Material |

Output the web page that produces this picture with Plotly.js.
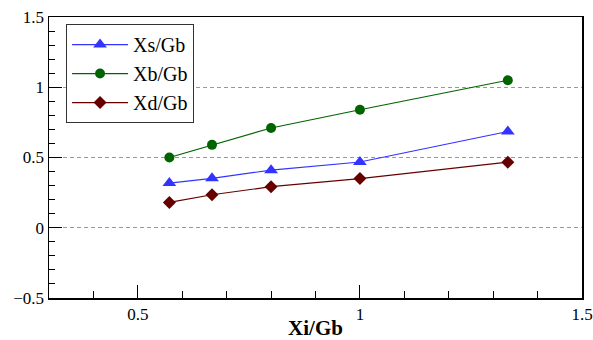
<!DOCTYPE html>
<html>
<head>
<meta charset="utf-8">
<script src="https://cdn.plot.ly/plotly-3.0.1.min.js"></script>
<style>html,body{margin:0;padding:0;background:#fff;}#chart{width:593px;height:340px;}</style>
</head>
<body>
<div id="chart"></div>
<script>
const xi = [0.571, 0.667, 0.8, 1.0, 1.333];
const xsGb = [0.318, 0.352, 0.41, 0.468, 0.685];
const xbGb = [0.50, 0.59, 0.71, 0.84, 1.05];
const xdGb = [0.18, 0.235, 0.292, 0.35, 0.467];
const seriesNames = ['Xs/Gb', 'Xb/Gb', 'Xd/Gb'];
const xTitle = 'Xi/Gb';

const font = 'Liberation Serif';
const traces = [
  {x: xi, y: xsGb, name: seriesNames[0], mode: 'lines+markers',
   line: {color: '#3333ff', width: 1.2}, marker: {symbol: 'triangle-up', size: 12, color: '#3333ff'}},
  {x: xi, y: xbGb, name: seriesNames[1], mode: 'lines+markers',
   line: {color: '#006400', width: 1.2}, marker: {symbol: 'circle', size: 10, color: '#006400'}},
  {x: xi, y: xdGb, name: seriesNames[2], mode: 'lines+markers',
   line: {color: '#660000', width: 1.2}, marker: {symbol: 'diamond', size: 10, color: '#660000'}}
];
const layout = {
  width: 593, height: 340,
  margin: {l: 49, r: 11, t: 17, b: 42},
  paper_bgcolor: '#fff', plot_bgcolor: '#fff',
  font: {family: font, size: 17, color: '#000'},
  showlegend: true,
  legend: {x: 0.032, y: 0.975, xanchor: 'left', yanchor: 'top',
    bgcolor: '#fff', bordercolor: '#333', borderwidth: 1, itemwidth: 56,
    font: {family: font, size: 20, color: '#000'}, tracegroupgap: 0},
  xaxis: {range: [0.3, 1.5], dtick: 0.5, tick0: 0, showgrid: false, zeroline: false,
    showline: true, linecolor: '#000', linewidth: 1.5, mirror: true,
    ticks: 'inside', ticklen: 13, tickcolor: '#000', tickwidth: 1,
    minor: {ticks: 'inside', ticklen: 7, dtick: 0.1, tick0: 0, tickcolor: '#000', showgrid: false},
    tickfont: {family: font, size: 17},
    title: {text: '<b>' + xTitle + '</b>', font: {family: font, size: 21}, standoff: 10}},
  yaxis: {range: [-0.5, 1.5], dtick: 0.5, tick0: 0, showgrid: true, gridcolor: '#999',
    griddash: '4px,3px', gridwidth: 1, zeroline: false,
    showline: true, linecolor: '#000', linewidth: 1.5, mirror: true,
    ticks: 'inside', ticklen: 13, tickcolor: '#000', tickwidth: 1,
    minor: {ticks: 'inside', ticklen: 6, dtick: 0.1, tick0: 0, tickcolor: '#000', showgrid: false},
    tickfont: {family: font, size: 17}}
};
Plotly.newPlot('chart', traces, layout, {displayModeBar: false, staticPlot: true});
</script>
</body>
</html>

Exercise instructions |
Please restate the material above line by line, exactly, beginning at its first line and ending with the line that contains "const xTitle = 'Xi/Gb';", without any pictures.

Solution |
Output the web page that produces this picture with Plotly.js.
<!DOCTYPE html>
<html>
<head>
<meta charset="utf-8">
<script src="https://cdn.plot.ly/plotly-3.0.1.min.js"></script>
<style>html,body{margin:0;padding:0;background:#fff;}#chart{width:593px;height:340px;}</style>
</head>
<body>
<div id="chart"></div>
<script>
const xi = [0.571, 0.667, 0.8, 1.0, 1.333];
const xsGb = [0.318, 0.352, 0.41, 0.468, 0.685];
const xbGb = [0.50, 0.59, 0.71, 0.84, 1.05];
const xdGb = [0.18, 0.235, 0.292, 0.35, 0.467];
const seriesNames = ['Xs/Gb', 'Xb/Gb', 'Xd/Gb'];
const xTitle = 'Xi/Gb';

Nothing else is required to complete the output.